The great theologian Henri Nouwen once reflected that,
“You don’t think your way into a new kind of living. You live your way into a new kind of thinking”.
And the way we live our way into this new kind of thinking is by being obedient to God’s instructions for our life and living out his word, TOGETHER.
Eugene Peterson in his Message translation of our text from Matthew puts Jesus’ words this way:
“Grow Up! You’re Kingdom subjects. Now live like it! Live out your God created identity. Live generously and graciously towards others, the way God lives toward you.”-Matthew 5:48 (Message)

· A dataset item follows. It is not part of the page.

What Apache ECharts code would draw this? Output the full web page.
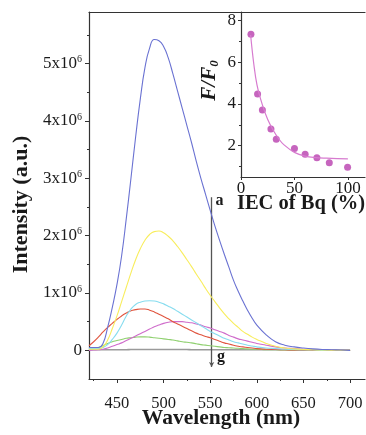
<!DOCTYPE html>
<html>
<head>
<meta charset="utf-8">
<script src="https://cdn.jsdelivr.net/npm/echarts@6/dist/echarts.min.js"></script>
<style>
html,body{margin:0;padding:0;background:#fff;}
#chart{width:366px;height:435px;}
</style>
</head>
<body>
<div id="chart"></div>
<script>
// Emission spectra, intensity in units of 10^6 a.u.
const wavelength = [420,425,430,435,440,445,450,455,460,465,470,475,480,485,490,495,500,505,510,515,520,525,530,535,540,545,550,555,560,565,570,575,580,585,590,595,600,610,620,630,640,650,660,670,680,690,700];
const specA = [0.05,0.05,0.05,0.12,0.40,0.75,1.15,1.65,2.30,3.00,3.72,4.38,4.93,5.27,5.42,5.40,5.30,5.10,4.82,4.52,4.22,3.92,3.62,3.30,3.00,2.72,2.44,2.17,1.92,1.68,1.45,1.22,1.03,0.86,0.70,0.56,0.44,0.27,0.15,0.09,0.06,0.04,0.025,0.015,0.01,0.005,0.0];
const specB = [0.02,0.02,0.02,0.06,0.18,0.38,0.60,0.85,1.10,1.35,1.58,1.77,1.92,2.02,2.07,2.08,2.05,1.99,1.91,1.81,1.70,1.58,1.46,1.33,1.21,1.08,0.96,0.85,0.74,0.64,0.55,0.47,0.40,0.33,0.28,0.23,0.19,0.12,0.07,0.04,0.025,0.015,0.01,0.005,0.0,0.0,0.0];
const specC = [0.03,0.03,0.03,0.05,0.10,0.19,0.30,0.44,0.60,0.72,0.80,0.84,0.86,0.865,0.86,0.84,0.81,0.77,0.73,0.68,0.63,0.58,0.53,0.48,0.43,0.38,0.33,0.29,0.25,0.21,0.18,0.15,0.13,0.11,0.09,0.075,0.06,0.04,0.03,0.02,0.015,0.01,0.005,0.0,0.0,0.0,0.0];
const specD = [0.08,0.15,0.23,0.32,0.40,0.47,0.54,0.60,0.65,0.69,0.71,0.72,0.72,0.70,0.67,0.63,0.59,0.55,0.50,0.46,0.42,0.38,0.34,0.30,0.27,0.24,0.22,0.19,0.16,0.13,0.11,0.09,0.07,0.06,0.05,0.04,0.03,0.02,0.015,0.01,0.005,0.005,0.0,0.0,0.0,0.0,0.0];
const specE = [0.0,0.005,0.01,0.02,0.04,0.07,0.10,0.13,0.17,0.21,0.25,0.29,0.33,0.37,0.41,0.44,0.47,0.49,0.50,0.50,0.50,0.49,0.48,0.46,0.44,0.41,0.39,0.36,0.33,0.30,0.26,0.23,0.20,0.18,0.16,0.14,0.12,0.09,0.06,0.04,0.03,0.02,0.015,0.01,0.005,0.0,0.0];
const specF = [0.03,0.04,0.05,0.08,0.12,0.15,0.17,0.19,0.21,0.22,0.23,0.235,0.235,0.23,0.22,0.21,0.20,0.19,0.18,0.165,0.15,0.14,0.13,0.115,0.10,0.09,0.08,0.07,0.06,0.05,0.045,0.04,0.035,0.03,0.025,0.02,0.02,0.01,0.01,0.005,0.005,0.005,0.0,0.0,0.0,0.0,0.0];
const specG = [0.01,0.01,0.01,0.01,0.01,0.01,0.01,0.01,0.01,0.015,0.015,0.015,0.015,0.015,0.015,0.015,0.015,0.015,0.015,0.015,0.015,0.015,0.01,0.01,0.01,0.01,0.01,0.01,0.01,0.01,0.01,0.01,0.01,0.01,0.01,0.01,0.01,0.01,0.01,0.01,0.005,0.005,0.005,0.005,0.005,0.005,0.005];
const spectrumColors = ['#6a72d2','#f8ed5c','#86dcef','#e0553f','#cf6ccb','#8fd06f','#9a9a9a'];

const xMajorTicks = [450,500,550,600,650,700];
const xMinorTicks = [425,475,525,575,625,675];
const yMajorTicks = [0,1,2,3,4,5];
const yMinorTicks = [0.5,1.5,2.5,3.5,4.5,5.5];

// Inset: F/F0 versus IEC of Bq (%)
const iecPercent = [9.3,15.5,20,28,33,50,60,71,82.6,99.7];
const ratioFF0 = [7.33,4.47,3.71,2.80,2.31,1.86,1.59,1.42,1.18,0.97];
const fitIec = [9,12,15,20,25,30,35,40,50,60,70,80,90,100];
const fitRatio = [7.3,5.9,4.9,3.95,3.25,2.75,2.35,2.05,1.68,1.50,1.43,1.40,1.38,1.37];
const insetXTicks = [0,50,100];
const insetYMajor = [2,4,6,8];
const insetYMinor = [1,3,5,7];

const SERIF = 'Liberation Serif';
const INK = '#1a1a1a';
const AXIS = '#333';

const spectra = [specA,specB,specC,specD,specE,specF,specG];
const lineSeries = spectra.map((s,k) => ({
  type:'line', xAxisIndex:0, yAxisIndex:0, symbol:'none', smooth:0.5,
  data: wavelength.map((w,i)=>[w,s[i]]),
  lineStyle:{color:spectrumColors[k], width: k===6 ? 1.6 : 1.1},
  z: 10 - k
}));

// arrow a -> g with its end labels
lineSeries.push({
  type:'line', xAxisIndex:0, yAxisIndex:0, data:[], silent:true,
  markLine:{
    silent:true, symbol:['none','arrow'], symbolSize:[4,5],
    lineStyle:{color:'#555', width:1.3, type:'solid'},
    label:{show:false},
    data:[[{coord:[551.5,2.67]},{coord:[551.5,-0.29]}]]
  },
  markPoint:{
    silent:true, symbolSize:0,
    label:{show:true, fontFamily:SERIF, fontWeight:'bold', fontSize:16, color:INK},
    data:[
      {coord:[560,2.60], value:'a', label:{formatter:'a'}},
      {coord:[561.5,-0.12], value:'g', label:{formatter:'g'}}
    ]
  }
});

const option = {
  backgroundColor:'#fff',
  animation:false,
  grid:[
    {left:89, top:12, right:1, bottom:56, outerBoundsMode:'none', containLabel:false},
    {left:241, top:12, right:1, bottom:258, outerBoundsMode:'none', containLabel:false}
  ],
  xAxis:[
    {gridIndex:0, type:'value', min:420, max:716, position:'bottom',
     axisLine:{show:true, onZero:false, lineStyle:{color:AXIS, width:1.2}},
     axisTick:{show:true, inside:false, length:4, lineStyle:{color:AXIS}, customValues:xMajorTicks},
     axisLabel:{customValues:xMajorTicks, fontFamily:SERIF, fontSize:16.5, color:INK, margin:16},
     splitLine:{show:false},
     name:'Wavelength (nm)', nameLocation:'middle', nameGap:28, nameMoveOverlap:false,
     nameTextStyle:{fontFamily:SERIF, fontWeight:'bold', fontSize:21.5, color:INK, padding:[0,12,0,0]}},
    {gridIndex:0, type:'value', min:420, max:716, position:'bottom',
     axisLine:{show:false, onZero:false}, axisLabel:{show:false}, splitLine:{show:false},
     axisTick:{show:true, length:2, lineStyle:{color:AXIS}, customValues:xMinorTicks}},
    {gridIndex:0, type:'value', min:420, max:716, position:'top',
     axisLine:{show:true, onZero:false, lineStyle:{color:AXIS, width:1.2}}, axisLabel:{show:false},
     axisTick:{show:false}, splitLine:{show:false}},
    {gridIndex:1, type:'value', min:0, max:116, position:'bottom',
     axisLine:{show:true, onZero:false, lineStyle:{color:AXIS, width:1.2}},
     axisTick:{show:true, length:3, lineStyle:{color:AXIS}, customValues:insetXTicks},
     axisLabel:{customValues:insetXTicks, fontFamily:SERIF, fontSize:17, color:INK, margin:3},
     splitLine:{show:false},
     name:'IEC of Bq (%)', nameLocation:'middle', nameGap:16, nameMoveOverlap:false,
     nameTextStyle:{fontFamily:SERIF, fontWeight:'bold', fontSize:20.5, color:INK, padding:[0,4,0,0]}}
  ],
  yAxis:[
    {gridIndex:0, type:'value', min:-0.5, max:5.9, position:'left',
     axisLine:{show:true, onZero:false, lineStyle:{color:AXIS, width:1.2}},
     axisTick:{show:true, length:4, lineStyle:{color:AXIS}, customValues:yMajorTicks},
     axisLabel:{customValues:yMajorTicks, margin:7, color:INK,
       formatter: v => v === 0 ? '{b|0}' : '{b|' + v + 'x10}{s|6}',
       rich:{b:{fontFamily:SERIF, fontSize:17, color:INK},
             s:{fontFamily:SERIF, fontSize:10, color:INK, padding:[0,0,8,0]}}},
     splitLine:{show:false},
     name:'Intensity (a.u.)', nameLocation:'middle', nameGap:56, nameRotate:90,
     nameTextStyle:{fontFamily:SERIF, fontWeight:'bold', fontSize:22, color:INK, padding:[0,18,0,0]}},
    {gridIndex:0, type:'value', min:-0.5, max:5.9, position:'left',
     axisLine:{show:false, onZero:false}, axisLabel:{show:false}, splitLine:{show:false},
     axisTick:{show:true, length:2, lineStyle:{color:AXIS}, customValues:yMinorTicks}},
    {gridIndex:1, type:'value', min:0.5, max:8.4, position:'left',
     axisLine:{show:true, onZero:false, lineStyle:{color:AXIS, width:1.2}},
     axisTick:{show:true, length:3, lineStyle:{color:AXIS}, customValues:insetYMajor},
     axisLabel:{customValues:insetYMajor, fontFamily:SERIF, fontSize:17, color:INK, margin:5},
     splitLine:{show:false},
     name:'{i|F/F}{sub|0}', nameLocation:'middle', nameGap:20, nameRotate:90,
     nameTextStyle:{padding:[0,0,0,28], rich:{
       i:{fontFamily:SERIF, fontStyle:'italic', fontWeight:'bold', fontSize:21, color:INK},
       sub:{fontFamily:SERIF, fontStyle:'italic', fontWeight:'bold', fontSize:13, color:INK, padding:[9,0,0,0]}}}},
    {gridIndex:1, type:'value', min:0.5, max:8.4, position:'left',
     axisLine:{show:false, onZero:false}, axisLabel:{show:false}, splitLine:{show:false},
     axisTick:{show:true, length:2, lineStyle:{color:AXIS}, customValues:insetYMinor}}
  ],
  series: lineSeries.concat([
    {type:'line', xAxisIndex:3, yAxisIndex:2, symbol:'none', smooth:0.4,
     data: fitIec.map((x,i)=>[x,fitRatio[i]]),
     lineStyle:{color:'#d77bcf', width:1.2}},
    {type:'scatter', xAxisIndex:3, yAxisIndex:2, symbolSize:7,
     data: iecPercent.map((x,i)=>[x,ratioFF0[i]]),
     itemStyle:{color:'#b83fae'}}
  ])
};

const chart = echarts.init(document.getElementById('chart'), null, {renderer:'canvas'});
chart.setOption(option);
</script>
</body>
</html>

This notion of ‘living my way into a new kind of thinking’ was exactly what I was doing, unbeknownst to myself, in the hills of Tennessee. What had at first looked to me as a space where God was obviously absent, because if he had been there he surely would’ve sheltered Daniel and his family from such devastation, turned into the very space where God most forcefully brought strangers together in love and service to one another.
As I have built upon this experience by joining and serving through Brethren Volunteer Service, this mantra of living into a new way of thinking has proved to be consistently true. My views on many things have shifted since moving to Washington and working for the church, but I am always surprised when I finally realize that my thinking has changed, many times without me noticing it right away.
You can’t will the reality of God into your life. You can’t force yourself to think and believe differently. You have to go out and live. You have to go out and serve and share with your brothers and sisters that you don’t yet know. You just have to notice that God is already there, working in the spaces where it feels like he is most absent. You just have to acknowledge that perhaps God is already doing a new thing and that he wants you. No, he wants us, regardless of how we all got to this place. He wants all of us to participate in and help bring about the glory of his peaceful Kingdom.